■ SHORT PROBLEM: Go through the data below. Pull out every line that has the word "this".

___ EXTRACTED RECORDS ___

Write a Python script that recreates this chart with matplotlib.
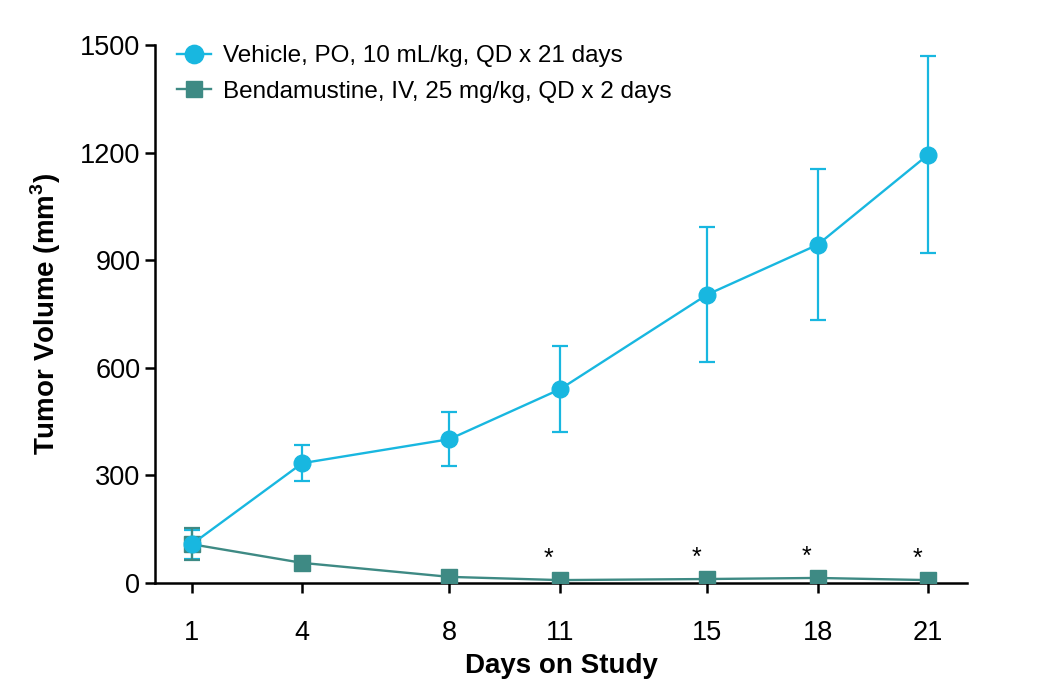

___
___ EXTRACTED RECORDS ___

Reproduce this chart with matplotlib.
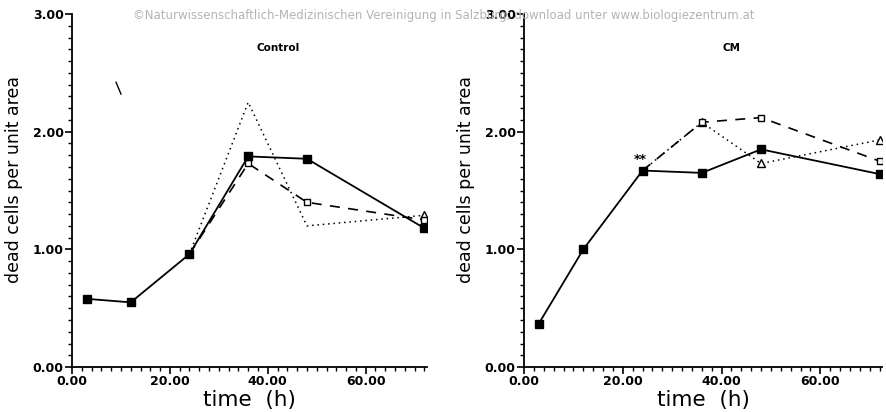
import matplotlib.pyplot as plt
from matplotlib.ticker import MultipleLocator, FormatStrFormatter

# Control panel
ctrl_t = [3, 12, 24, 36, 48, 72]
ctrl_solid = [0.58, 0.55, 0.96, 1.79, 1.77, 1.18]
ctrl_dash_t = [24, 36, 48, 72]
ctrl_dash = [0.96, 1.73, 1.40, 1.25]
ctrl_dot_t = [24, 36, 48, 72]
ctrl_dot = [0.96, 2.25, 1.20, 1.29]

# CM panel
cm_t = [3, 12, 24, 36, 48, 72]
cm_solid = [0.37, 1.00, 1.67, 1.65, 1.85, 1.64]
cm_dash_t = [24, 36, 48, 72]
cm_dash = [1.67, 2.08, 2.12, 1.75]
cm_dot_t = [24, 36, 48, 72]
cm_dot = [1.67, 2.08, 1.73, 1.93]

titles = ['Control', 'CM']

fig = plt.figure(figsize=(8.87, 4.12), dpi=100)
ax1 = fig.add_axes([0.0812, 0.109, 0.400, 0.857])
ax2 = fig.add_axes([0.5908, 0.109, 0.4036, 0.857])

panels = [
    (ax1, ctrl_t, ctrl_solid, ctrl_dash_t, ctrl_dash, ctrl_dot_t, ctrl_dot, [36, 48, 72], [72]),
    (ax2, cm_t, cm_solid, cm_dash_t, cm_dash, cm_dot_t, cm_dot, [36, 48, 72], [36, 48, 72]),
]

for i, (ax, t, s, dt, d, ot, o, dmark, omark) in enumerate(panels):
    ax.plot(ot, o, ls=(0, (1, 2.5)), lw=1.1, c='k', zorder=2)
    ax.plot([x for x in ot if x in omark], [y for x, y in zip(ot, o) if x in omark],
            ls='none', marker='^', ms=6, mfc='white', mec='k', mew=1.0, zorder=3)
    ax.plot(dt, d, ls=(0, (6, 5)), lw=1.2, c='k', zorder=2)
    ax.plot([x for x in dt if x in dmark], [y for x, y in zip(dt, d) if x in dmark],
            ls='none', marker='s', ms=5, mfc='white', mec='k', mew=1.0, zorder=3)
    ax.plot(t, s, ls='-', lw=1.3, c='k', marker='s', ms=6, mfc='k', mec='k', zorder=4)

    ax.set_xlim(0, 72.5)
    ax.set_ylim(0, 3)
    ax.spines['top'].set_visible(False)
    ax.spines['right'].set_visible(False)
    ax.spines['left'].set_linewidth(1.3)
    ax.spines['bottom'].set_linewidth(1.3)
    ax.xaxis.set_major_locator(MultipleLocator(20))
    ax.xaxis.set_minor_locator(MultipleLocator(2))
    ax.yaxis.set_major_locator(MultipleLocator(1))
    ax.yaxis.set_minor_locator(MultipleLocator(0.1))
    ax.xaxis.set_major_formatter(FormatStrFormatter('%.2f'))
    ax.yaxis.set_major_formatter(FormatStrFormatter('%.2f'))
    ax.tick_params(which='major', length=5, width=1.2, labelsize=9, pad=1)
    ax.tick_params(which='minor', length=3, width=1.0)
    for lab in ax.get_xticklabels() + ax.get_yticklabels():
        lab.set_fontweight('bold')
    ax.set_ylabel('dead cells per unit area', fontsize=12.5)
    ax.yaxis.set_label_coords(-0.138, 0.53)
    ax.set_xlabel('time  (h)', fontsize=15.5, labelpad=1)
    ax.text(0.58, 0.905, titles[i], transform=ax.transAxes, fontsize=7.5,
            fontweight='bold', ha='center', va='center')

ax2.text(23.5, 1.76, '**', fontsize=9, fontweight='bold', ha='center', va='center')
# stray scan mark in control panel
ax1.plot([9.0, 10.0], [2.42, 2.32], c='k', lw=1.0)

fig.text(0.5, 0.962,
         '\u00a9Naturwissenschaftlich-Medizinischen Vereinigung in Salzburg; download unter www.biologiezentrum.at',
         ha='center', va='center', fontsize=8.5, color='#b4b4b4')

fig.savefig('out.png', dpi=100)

___

■ EXERCISE SOLUTION:
Write a Python script that recreates this chart with matplotlib.
Reproduce this chart with matplotlib.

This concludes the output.